Ada kisah menarik, dalam sebuah
peperangan melawan kaum kuffar, kaum muslimin beberapa kali mengalami
kekalahan. Sang panglima segera mengevaluasi pasukannya, mengapa
kekalahan demi kekalahan bisa terjadi? Tak ada yang kurang. Semua
perlengkapan lengkap, pun ibadah-ibadah dilakukan dengan baik. Namun
saat pagi menjelang, sang panglima mengamati pasukannya dan baru
menyadari bahwa ternyata pasukannya melupakan satu sunah Rasul, yaitu
bersiwak! Panglima segera memerintahkan menggosok gigi dengan siwak
(sejenis kayu) kepada seluruh pasukannya. Pasukan pengintai dari pihak
musuh menjadi takut karena melihat para tentara muslim tengah
menggosok-gosok giginya dengan kayu, dan mengira pasukan kaum muslimin
tengah menajamkan gigi-giginya untuk menyerang musuh. Pihak musuh
menjadi gentar dan segera menarik mundur pasukannya.
Sepele, lupa bersiwak, namun besar dampaknya. Inilah rahasia pertolongan Allah swt.
Bekal keempat, Ikhlaskan dalam Berjuang.
Hidup seorang mukmin adalah untuk
prestasi amal dan kontribusi manfaat untuk umat manusia. Kesemuanya itu
dilakukan semata-mata dilandasi mencari keredloan Allah swt semata.

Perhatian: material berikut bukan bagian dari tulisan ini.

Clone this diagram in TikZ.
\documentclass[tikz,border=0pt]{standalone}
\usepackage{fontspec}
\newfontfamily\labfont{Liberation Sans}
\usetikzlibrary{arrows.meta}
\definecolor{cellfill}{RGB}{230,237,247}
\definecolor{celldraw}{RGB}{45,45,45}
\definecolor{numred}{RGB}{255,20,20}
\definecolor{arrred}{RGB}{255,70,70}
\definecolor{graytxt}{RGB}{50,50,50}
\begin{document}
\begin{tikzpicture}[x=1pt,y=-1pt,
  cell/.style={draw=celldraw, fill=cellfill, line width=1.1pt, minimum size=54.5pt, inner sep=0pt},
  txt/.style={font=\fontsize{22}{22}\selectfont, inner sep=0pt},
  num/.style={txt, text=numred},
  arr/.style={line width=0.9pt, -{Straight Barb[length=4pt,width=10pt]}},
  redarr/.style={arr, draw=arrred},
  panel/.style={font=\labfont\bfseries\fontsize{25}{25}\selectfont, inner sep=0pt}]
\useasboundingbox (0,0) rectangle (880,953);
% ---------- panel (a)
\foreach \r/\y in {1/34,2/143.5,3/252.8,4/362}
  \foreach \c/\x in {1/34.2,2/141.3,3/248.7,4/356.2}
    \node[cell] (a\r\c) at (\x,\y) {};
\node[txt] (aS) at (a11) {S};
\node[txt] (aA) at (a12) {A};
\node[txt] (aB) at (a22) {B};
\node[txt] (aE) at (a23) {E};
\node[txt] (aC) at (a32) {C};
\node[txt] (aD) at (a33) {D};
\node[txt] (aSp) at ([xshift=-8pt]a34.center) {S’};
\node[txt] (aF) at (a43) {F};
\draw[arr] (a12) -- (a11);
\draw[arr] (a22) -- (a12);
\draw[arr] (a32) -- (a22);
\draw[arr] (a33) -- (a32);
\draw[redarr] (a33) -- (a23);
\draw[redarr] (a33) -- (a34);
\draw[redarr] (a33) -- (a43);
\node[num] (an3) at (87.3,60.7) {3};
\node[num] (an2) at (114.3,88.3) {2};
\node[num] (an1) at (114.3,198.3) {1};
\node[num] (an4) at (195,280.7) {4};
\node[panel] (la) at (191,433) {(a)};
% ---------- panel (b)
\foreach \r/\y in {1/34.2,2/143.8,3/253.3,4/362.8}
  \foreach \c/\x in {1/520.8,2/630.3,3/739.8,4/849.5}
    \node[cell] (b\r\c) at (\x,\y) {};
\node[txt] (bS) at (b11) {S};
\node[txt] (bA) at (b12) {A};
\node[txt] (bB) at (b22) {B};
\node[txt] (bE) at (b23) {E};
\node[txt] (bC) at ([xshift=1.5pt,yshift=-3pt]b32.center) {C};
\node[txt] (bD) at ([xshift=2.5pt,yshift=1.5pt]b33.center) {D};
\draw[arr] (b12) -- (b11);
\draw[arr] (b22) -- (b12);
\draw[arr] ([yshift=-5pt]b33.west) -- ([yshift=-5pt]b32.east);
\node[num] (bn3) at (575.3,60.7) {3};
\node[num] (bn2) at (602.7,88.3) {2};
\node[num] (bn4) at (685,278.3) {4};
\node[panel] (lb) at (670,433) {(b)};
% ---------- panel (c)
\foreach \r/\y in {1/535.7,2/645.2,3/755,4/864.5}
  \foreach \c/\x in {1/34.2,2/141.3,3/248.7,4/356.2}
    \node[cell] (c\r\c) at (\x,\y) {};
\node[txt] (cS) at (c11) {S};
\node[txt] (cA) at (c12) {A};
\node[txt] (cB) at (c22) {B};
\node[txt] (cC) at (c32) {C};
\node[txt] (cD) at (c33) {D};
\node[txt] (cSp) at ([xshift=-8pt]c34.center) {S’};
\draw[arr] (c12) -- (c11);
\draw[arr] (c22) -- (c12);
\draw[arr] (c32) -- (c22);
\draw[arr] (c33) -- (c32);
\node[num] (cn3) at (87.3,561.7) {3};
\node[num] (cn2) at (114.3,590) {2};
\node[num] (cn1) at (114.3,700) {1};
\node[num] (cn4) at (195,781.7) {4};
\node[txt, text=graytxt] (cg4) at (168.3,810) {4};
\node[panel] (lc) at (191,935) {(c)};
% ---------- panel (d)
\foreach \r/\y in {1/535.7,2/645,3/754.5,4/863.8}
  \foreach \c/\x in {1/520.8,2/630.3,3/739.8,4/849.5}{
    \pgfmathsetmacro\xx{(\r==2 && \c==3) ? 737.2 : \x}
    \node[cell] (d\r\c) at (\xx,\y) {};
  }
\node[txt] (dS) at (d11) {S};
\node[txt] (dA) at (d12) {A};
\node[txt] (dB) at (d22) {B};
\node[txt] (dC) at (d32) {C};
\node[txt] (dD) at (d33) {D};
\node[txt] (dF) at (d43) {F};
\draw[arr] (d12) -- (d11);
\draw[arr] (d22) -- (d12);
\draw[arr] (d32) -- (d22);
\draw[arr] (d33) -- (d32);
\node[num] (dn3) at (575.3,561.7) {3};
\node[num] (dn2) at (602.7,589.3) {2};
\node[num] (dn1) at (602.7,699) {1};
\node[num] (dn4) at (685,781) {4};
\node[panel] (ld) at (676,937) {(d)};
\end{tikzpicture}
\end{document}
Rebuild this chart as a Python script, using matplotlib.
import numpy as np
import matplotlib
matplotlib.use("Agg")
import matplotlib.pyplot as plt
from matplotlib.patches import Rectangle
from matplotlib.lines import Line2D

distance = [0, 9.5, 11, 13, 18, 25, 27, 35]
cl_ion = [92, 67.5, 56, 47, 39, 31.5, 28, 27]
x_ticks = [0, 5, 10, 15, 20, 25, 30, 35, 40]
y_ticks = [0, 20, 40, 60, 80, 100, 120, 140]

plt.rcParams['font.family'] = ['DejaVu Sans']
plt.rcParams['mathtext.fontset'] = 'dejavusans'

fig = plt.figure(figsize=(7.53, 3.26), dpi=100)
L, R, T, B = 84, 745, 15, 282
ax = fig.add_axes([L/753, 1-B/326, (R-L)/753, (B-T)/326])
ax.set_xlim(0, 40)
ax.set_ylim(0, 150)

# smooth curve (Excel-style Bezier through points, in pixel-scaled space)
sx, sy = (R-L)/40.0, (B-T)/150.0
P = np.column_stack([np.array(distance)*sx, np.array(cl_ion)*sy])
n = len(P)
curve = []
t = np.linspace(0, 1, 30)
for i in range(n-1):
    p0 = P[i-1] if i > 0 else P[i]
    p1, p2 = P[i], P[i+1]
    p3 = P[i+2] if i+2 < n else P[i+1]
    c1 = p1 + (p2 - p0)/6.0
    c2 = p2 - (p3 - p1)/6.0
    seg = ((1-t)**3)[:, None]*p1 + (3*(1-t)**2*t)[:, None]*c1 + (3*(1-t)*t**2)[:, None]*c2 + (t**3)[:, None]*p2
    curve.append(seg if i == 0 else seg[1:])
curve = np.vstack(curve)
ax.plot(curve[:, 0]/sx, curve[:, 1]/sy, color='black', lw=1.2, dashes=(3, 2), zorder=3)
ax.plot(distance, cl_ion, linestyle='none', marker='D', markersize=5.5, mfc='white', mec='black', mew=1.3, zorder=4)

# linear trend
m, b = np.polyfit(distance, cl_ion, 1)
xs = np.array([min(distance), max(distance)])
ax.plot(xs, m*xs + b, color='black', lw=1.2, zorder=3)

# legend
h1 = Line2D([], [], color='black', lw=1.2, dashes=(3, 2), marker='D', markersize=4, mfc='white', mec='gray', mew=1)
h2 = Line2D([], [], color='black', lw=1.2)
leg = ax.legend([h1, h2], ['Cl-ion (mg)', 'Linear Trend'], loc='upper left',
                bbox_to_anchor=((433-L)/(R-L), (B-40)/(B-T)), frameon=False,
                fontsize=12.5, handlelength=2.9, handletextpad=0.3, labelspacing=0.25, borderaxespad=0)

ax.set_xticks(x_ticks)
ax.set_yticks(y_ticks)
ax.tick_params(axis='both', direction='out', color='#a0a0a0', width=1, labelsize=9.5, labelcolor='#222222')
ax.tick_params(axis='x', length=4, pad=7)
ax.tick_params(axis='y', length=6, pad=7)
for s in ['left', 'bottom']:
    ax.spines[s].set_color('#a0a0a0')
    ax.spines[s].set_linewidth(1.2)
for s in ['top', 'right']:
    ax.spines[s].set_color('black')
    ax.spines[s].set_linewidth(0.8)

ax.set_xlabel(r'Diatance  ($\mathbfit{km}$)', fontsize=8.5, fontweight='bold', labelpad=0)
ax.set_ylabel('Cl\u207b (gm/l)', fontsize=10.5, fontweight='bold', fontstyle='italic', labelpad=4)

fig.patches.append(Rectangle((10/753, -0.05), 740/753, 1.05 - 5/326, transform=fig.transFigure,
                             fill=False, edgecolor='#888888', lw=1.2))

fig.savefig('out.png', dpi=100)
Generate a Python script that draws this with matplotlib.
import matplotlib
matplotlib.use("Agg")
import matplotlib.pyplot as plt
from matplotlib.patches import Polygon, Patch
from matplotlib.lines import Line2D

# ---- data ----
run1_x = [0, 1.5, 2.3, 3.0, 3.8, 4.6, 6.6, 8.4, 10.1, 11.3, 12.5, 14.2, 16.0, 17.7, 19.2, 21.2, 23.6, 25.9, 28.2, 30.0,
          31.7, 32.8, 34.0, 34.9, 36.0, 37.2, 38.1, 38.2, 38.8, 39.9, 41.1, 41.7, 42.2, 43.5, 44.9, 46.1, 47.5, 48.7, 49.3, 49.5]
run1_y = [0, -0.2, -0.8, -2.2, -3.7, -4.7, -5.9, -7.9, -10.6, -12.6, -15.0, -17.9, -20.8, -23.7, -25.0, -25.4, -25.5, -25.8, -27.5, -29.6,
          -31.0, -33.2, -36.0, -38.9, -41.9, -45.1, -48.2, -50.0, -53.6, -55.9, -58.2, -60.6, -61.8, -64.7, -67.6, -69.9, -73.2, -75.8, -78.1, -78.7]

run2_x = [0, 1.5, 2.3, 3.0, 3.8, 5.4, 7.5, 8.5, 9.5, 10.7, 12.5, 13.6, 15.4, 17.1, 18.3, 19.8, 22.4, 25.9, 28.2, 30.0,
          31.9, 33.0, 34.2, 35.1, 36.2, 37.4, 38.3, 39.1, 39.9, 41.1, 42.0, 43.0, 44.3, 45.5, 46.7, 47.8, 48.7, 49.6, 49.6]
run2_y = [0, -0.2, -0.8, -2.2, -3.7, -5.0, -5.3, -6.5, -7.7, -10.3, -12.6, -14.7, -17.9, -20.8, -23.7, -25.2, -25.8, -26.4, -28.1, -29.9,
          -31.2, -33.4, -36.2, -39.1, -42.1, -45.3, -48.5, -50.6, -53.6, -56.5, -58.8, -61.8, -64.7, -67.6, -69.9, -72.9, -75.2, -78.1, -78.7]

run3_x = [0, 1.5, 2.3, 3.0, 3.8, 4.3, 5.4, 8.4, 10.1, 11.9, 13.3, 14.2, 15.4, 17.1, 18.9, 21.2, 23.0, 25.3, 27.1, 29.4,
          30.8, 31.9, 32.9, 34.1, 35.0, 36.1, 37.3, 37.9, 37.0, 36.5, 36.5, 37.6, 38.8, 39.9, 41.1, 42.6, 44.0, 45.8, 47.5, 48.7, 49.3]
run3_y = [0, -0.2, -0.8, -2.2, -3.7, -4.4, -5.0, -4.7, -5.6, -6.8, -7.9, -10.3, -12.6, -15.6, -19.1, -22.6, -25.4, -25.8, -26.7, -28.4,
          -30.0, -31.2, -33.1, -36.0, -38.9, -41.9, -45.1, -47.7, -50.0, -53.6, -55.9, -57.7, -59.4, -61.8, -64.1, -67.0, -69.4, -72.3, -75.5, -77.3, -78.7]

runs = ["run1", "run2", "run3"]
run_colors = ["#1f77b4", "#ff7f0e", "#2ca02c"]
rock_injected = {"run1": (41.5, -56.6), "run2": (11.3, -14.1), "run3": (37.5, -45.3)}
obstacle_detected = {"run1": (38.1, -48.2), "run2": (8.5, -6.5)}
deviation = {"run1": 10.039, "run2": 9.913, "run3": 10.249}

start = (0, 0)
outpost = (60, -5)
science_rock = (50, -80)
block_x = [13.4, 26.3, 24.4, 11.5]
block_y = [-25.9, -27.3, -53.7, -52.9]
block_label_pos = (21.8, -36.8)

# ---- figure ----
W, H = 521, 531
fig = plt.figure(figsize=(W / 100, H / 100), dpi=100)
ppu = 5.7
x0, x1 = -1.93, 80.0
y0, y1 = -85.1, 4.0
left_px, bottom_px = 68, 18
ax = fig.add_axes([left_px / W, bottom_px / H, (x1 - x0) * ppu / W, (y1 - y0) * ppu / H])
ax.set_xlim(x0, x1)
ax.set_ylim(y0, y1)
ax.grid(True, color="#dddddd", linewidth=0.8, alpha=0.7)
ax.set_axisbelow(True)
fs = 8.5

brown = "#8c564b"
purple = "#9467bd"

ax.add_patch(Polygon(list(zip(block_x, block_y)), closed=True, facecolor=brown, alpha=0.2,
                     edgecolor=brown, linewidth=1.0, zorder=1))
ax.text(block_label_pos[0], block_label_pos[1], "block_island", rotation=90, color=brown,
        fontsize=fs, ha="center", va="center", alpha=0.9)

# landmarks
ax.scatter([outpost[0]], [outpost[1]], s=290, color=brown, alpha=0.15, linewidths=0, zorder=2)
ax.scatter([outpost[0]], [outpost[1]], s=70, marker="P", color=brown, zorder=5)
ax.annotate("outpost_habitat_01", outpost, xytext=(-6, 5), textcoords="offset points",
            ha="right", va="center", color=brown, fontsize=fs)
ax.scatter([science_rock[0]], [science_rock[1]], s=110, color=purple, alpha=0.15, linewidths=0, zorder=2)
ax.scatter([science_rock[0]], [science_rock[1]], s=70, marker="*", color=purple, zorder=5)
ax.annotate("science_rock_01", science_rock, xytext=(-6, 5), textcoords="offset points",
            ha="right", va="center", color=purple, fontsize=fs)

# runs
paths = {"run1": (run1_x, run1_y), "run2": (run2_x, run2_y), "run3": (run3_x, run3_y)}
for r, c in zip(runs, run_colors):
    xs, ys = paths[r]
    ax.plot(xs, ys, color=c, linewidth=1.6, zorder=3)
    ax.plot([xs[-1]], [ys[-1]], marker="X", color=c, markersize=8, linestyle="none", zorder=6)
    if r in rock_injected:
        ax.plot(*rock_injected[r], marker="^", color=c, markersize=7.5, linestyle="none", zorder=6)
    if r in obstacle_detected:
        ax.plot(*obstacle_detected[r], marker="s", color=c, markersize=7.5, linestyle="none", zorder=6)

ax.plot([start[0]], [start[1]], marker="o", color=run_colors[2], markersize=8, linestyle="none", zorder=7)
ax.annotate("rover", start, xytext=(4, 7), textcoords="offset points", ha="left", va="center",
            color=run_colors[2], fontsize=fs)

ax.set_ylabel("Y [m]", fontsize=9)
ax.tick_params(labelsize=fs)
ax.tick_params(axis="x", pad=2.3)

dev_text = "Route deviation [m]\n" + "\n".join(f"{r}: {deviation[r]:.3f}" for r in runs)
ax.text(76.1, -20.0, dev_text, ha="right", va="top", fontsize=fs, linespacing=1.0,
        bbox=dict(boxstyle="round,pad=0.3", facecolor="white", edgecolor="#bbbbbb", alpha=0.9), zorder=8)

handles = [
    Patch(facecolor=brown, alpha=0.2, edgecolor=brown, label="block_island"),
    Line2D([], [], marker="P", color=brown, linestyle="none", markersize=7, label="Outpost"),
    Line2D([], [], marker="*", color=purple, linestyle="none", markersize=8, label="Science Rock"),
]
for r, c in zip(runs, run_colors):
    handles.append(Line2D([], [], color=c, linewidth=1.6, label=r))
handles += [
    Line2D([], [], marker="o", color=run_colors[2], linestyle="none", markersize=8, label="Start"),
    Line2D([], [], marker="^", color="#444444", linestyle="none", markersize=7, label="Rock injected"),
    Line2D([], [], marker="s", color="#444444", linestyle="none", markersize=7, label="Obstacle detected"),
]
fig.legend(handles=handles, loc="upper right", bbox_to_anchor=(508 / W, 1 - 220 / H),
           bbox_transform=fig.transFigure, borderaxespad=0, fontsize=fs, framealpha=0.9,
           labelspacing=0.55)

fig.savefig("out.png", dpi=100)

Balasan Allah swt jauh lebih baik dan lebih mulya, dibandingkan dengan
kemewahan dunia berikut kemegahannya. Seorang mukmin akan selalu
mengejar mimpinya, yaitu keridloan Allah swt, di dunia dan di akhirat
kelak.
Menarik disini seruan Allah swt dalam bentuk ”larangan”, sedangkan yang lainya menggunakan bentuk ”perintah”. ”Jangan kamu memberi untuk mengharapkan mendapat imbalan yang lebih”.
Artinya, peringatan keras dari Allah swt agar manusia senantiasa
mengikhlaskan amal perbuatan dan perjuangan. Tidak merasa paling berjasa
dan juga tidak meremehkan andil orang lain.
Bekal kelima, Sabar Di Jalan Allah.
Sabar dalam kesunyian pengikut, sabar dalam penolakan ajakan, sabar dalam kekalahan, dan sabar dalam kemenangan dan kemewahan.
Ketika Rasulullah saw mengetahui kondisi
keluarga sahabatnya, Yasir yang mendapat siksaan berat dan pembunuhan
keji, Rasulullah saw langsung memberi kabar gembira kepada mereka :“Sabar wahai keluarga Yasir, Sungguh surga buat kalian kelak!.”
Sabar dalam berdakwah mencakup segala
hal yang positif, seperti banyak ide, solusi, perencanaan, kerja keras,
kerja sama, pendelegasian, pemanfaatan sarana dan adanya evaluasi.
Sabar bukan dikonotasikan negatif seperti pasrah, nerimo, malas,
menunggu dan tidak berusaha.
Dengan bekalan itu terbukti dalam
sejarah, Rasulullah saw mampu melewati dua masa sulit sekaligus: Masa
sulit mendapatkan tawaran kemewahan, jabatan, pengikut, bahkan wanita.
Dan masa sulit tatkala beliau harus berdarah-darah menerima pengkroyokan
dan penganiayaan dari kaumnya.
“Cukuplah Allah menjadi penolong kami dan Allah adalah sebaik-baik Pelindung”. Inilah bekalan bagi penyeru kebajikan dan penerus perubahan dari masa ke masa. Wallahu A’lam bish Showab.